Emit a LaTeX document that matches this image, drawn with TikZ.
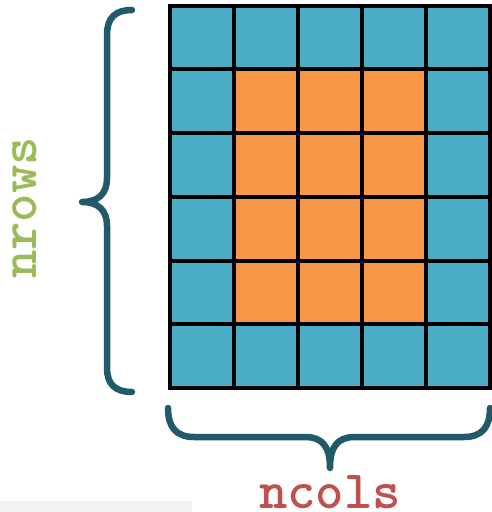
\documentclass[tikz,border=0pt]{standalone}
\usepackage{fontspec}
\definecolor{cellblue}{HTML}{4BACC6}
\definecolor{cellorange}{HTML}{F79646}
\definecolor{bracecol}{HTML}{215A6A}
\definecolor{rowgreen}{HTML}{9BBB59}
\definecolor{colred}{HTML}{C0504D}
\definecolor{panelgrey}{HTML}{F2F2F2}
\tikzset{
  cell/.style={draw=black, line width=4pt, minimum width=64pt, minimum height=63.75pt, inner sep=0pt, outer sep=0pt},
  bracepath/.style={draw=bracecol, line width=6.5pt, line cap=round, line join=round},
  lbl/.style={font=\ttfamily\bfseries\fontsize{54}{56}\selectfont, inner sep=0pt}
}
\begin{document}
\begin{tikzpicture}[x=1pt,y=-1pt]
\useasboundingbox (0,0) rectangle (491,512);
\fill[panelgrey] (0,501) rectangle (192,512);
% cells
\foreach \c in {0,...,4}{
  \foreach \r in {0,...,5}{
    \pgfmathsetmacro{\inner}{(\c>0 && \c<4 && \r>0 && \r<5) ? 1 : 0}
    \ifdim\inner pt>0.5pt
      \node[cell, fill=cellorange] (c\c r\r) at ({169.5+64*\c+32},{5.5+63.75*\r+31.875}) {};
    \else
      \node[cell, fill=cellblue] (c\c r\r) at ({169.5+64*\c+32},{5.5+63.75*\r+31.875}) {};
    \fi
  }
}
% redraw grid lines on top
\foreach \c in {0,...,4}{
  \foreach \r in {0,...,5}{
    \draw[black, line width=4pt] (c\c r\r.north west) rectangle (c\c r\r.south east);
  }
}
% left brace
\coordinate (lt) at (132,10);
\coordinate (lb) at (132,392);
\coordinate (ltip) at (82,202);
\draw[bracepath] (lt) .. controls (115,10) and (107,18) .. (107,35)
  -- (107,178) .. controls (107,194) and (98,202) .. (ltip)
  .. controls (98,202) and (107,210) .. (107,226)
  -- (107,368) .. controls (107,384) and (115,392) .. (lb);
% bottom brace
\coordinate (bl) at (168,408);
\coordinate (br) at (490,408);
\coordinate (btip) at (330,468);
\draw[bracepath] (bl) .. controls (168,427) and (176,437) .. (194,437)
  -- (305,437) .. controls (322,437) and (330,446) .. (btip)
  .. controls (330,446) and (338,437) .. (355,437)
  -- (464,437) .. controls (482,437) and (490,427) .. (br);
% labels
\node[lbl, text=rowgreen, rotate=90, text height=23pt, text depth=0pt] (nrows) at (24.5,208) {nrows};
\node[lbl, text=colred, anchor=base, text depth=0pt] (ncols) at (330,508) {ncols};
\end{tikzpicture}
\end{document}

---*---

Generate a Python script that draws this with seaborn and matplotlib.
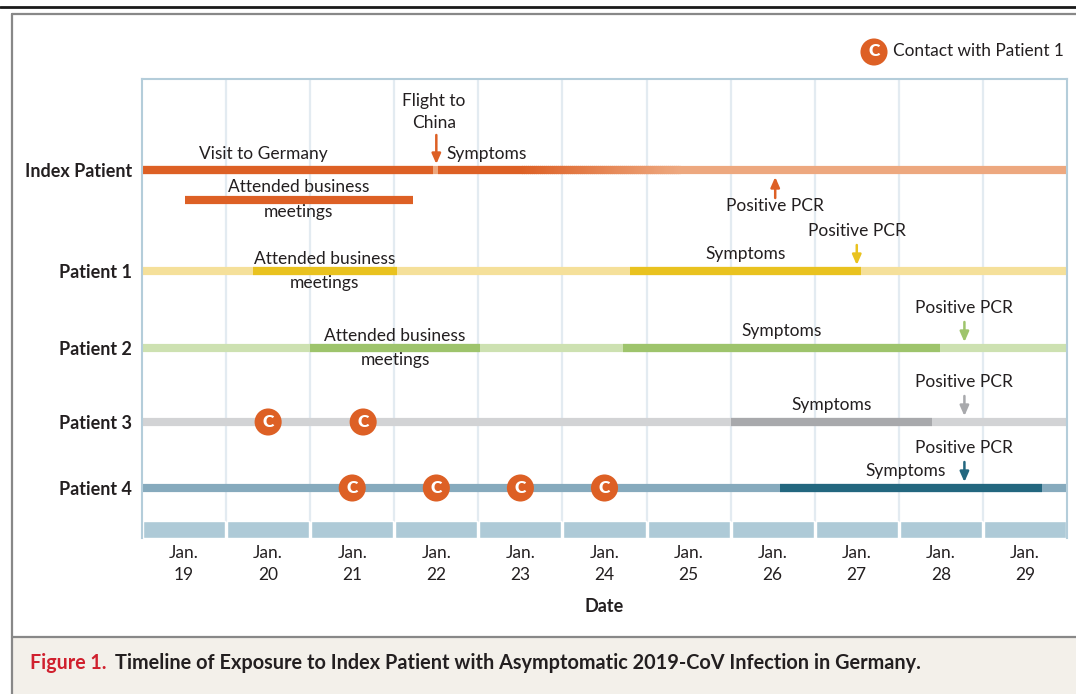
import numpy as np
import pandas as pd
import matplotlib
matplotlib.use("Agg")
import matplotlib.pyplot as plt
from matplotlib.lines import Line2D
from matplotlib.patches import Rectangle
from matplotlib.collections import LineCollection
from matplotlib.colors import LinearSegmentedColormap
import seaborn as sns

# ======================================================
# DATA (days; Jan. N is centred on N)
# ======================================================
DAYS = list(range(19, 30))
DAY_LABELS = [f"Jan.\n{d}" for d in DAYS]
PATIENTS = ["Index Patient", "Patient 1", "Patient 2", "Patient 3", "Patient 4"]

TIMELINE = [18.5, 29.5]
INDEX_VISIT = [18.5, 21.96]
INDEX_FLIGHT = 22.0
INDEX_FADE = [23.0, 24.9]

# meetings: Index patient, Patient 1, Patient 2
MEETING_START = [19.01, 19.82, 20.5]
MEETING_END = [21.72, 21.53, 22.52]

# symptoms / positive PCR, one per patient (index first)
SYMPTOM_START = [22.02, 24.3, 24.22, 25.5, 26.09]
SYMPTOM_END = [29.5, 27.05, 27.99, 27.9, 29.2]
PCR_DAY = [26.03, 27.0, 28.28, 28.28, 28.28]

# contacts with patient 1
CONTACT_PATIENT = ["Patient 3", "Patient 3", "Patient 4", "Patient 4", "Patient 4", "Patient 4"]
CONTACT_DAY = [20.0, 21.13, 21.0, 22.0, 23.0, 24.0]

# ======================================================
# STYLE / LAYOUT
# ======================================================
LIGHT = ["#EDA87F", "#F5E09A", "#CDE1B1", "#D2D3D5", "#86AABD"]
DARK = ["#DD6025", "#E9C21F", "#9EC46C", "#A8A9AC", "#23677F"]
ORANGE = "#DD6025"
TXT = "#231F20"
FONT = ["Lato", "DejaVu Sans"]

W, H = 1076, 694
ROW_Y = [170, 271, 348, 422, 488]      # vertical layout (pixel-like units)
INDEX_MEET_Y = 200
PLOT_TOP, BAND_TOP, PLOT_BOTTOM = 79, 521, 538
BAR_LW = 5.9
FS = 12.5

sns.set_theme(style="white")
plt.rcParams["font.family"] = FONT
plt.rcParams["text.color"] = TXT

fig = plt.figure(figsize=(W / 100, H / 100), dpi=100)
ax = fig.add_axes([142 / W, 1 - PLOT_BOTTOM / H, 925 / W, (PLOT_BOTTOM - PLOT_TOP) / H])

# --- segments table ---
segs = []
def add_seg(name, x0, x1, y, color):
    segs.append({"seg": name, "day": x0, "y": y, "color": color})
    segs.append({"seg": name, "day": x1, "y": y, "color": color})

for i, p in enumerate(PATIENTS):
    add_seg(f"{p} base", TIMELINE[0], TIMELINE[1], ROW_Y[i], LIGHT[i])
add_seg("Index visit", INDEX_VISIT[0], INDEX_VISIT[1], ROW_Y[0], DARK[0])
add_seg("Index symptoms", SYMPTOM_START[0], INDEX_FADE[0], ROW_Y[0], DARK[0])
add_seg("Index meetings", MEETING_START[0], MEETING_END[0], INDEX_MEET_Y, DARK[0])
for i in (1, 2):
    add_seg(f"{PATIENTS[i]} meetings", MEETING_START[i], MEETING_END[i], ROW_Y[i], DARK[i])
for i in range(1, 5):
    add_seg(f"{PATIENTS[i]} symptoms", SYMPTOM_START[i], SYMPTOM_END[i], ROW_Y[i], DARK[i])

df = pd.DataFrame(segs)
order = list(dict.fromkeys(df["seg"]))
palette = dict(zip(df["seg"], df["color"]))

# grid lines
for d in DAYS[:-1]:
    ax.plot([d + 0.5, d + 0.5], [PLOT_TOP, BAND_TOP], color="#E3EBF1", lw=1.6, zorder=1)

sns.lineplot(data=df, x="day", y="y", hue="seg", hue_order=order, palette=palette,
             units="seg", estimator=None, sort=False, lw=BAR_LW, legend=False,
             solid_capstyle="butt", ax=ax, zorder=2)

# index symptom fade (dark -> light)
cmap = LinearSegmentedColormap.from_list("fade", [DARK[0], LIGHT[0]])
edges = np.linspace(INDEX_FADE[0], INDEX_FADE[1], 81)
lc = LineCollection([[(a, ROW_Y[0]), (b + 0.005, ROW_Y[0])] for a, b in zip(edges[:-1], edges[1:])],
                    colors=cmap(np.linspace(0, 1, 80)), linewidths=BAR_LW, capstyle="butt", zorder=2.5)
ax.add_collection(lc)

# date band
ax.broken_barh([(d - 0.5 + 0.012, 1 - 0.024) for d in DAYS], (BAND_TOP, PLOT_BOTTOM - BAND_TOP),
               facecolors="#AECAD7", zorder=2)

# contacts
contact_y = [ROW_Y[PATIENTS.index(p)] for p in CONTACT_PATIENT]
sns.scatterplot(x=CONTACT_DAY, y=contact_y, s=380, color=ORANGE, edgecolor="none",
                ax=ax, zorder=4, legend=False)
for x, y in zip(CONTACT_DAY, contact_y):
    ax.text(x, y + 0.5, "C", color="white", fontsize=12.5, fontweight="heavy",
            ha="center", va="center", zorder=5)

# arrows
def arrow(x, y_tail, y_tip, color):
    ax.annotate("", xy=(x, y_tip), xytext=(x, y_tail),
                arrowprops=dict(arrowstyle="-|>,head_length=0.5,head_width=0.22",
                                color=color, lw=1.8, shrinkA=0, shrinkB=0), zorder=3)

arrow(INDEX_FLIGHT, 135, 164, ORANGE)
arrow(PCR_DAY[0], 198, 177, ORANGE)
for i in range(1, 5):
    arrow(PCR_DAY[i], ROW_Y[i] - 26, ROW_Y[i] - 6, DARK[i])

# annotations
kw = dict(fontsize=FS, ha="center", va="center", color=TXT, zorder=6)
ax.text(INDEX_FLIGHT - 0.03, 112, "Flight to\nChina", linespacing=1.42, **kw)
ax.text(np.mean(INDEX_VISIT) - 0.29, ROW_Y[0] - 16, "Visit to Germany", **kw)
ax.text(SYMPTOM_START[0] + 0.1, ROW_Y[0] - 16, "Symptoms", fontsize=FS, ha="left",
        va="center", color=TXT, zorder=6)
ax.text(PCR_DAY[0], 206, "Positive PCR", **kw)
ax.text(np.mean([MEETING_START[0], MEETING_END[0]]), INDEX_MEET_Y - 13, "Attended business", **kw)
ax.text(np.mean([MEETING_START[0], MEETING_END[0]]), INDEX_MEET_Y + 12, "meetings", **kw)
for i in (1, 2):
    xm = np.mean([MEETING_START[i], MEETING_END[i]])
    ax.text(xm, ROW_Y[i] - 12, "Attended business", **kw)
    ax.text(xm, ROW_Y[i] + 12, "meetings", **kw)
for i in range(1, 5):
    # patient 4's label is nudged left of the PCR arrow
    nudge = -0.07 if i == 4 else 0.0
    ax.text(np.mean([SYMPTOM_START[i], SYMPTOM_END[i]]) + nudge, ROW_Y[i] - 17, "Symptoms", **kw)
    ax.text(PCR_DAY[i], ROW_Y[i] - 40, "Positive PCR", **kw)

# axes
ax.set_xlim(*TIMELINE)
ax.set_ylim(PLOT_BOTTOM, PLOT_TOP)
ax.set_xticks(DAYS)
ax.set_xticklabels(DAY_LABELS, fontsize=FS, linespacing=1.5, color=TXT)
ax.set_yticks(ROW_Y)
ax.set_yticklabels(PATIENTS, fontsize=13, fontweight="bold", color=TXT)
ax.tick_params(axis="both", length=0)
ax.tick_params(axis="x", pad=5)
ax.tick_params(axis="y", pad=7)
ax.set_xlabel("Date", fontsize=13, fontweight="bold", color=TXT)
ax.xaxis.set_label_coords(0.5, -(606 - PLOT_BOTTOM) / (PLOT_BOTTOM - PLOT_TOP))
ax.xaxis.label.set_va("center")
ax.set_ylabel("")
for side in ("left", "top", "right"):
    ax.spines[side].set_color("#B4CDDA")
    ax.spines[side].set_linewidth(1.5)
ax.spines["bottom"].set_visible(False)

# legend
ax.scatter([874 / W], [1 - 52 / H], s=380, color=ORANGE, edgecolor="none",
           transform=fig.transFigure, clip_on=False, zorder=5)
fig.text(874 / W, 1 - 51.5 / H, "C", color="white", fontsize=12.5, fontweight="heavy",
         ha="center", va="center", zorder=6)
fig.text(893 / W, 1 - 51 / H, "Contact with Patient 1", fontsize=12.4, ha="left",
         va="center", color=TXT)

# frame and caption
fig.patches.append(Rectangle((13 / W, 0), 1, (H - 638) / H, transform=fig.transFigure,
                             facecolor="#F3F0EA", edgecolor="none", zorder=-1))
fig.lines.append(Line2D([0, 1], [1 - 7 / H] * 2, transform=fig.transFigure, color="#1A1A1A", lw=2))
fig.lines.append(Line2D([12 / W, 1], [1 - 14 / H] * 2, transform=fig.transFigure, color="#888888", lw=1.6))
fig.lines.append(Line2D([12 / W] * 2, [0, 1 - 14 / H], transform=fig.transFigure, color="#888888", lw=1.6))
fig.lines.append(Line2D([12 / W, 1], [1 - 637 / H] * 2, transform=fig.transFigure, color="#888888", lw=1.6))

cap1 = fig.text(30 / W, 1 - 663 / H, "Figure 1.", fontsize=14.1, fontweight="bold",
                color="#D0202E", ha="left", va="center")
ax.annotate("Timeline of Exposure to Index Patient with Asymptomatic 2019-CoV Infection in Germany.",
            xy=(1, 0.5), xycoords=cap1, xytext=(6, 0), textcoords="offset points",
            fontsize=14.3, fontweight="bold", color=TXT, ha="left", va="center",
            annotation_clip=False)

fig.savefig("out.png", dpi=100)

---*---

What you will do:
Copy exactly, and copy only, the lines from the one with "Generate a Python" to the one with "MEETING_END = [21.72, 21.53, 22.52]", ends included. Pictures are not part of the copy.

Completed task:
Generate a Python script that draws this with seaborn and matplotlib.
import numpy as np
import pandas as pd
import matplotlib
matplotlib.use("Agg")
import matplotlib.pyplot as plt
from matplotlib.lines import Line2D
from matplotlib.patches import Rectangle
from matplotlib.collections import LineCollection
from matplotlib.colors import LinearSegmentedColormap
import seaborn as sns

# ======================================================
# DATA (days; Jan. N is centred on N)
# ======================================================
DAYS = list(range(19, 30))
DAY_LABELS = [f"Jan.\n{d}" for d in DAYS]
PATIENTS = ["Index Patient", "Patient 1", "Patient 2", "Patient 3", "Patient 4"]

TIMELINE = [18.5, 29.5]
INDEX_VISIT = [18.5, 21.96]
INDEX_FLIGHT = 22.0
INDEX_FADE = [23.0, 24.9]

# meetings: Index patient, Patient 1, Patient 2
MEETING_START = [19.01, 19.82, 20.5]
MEETING_END = [21.72, 21.53, 22.52]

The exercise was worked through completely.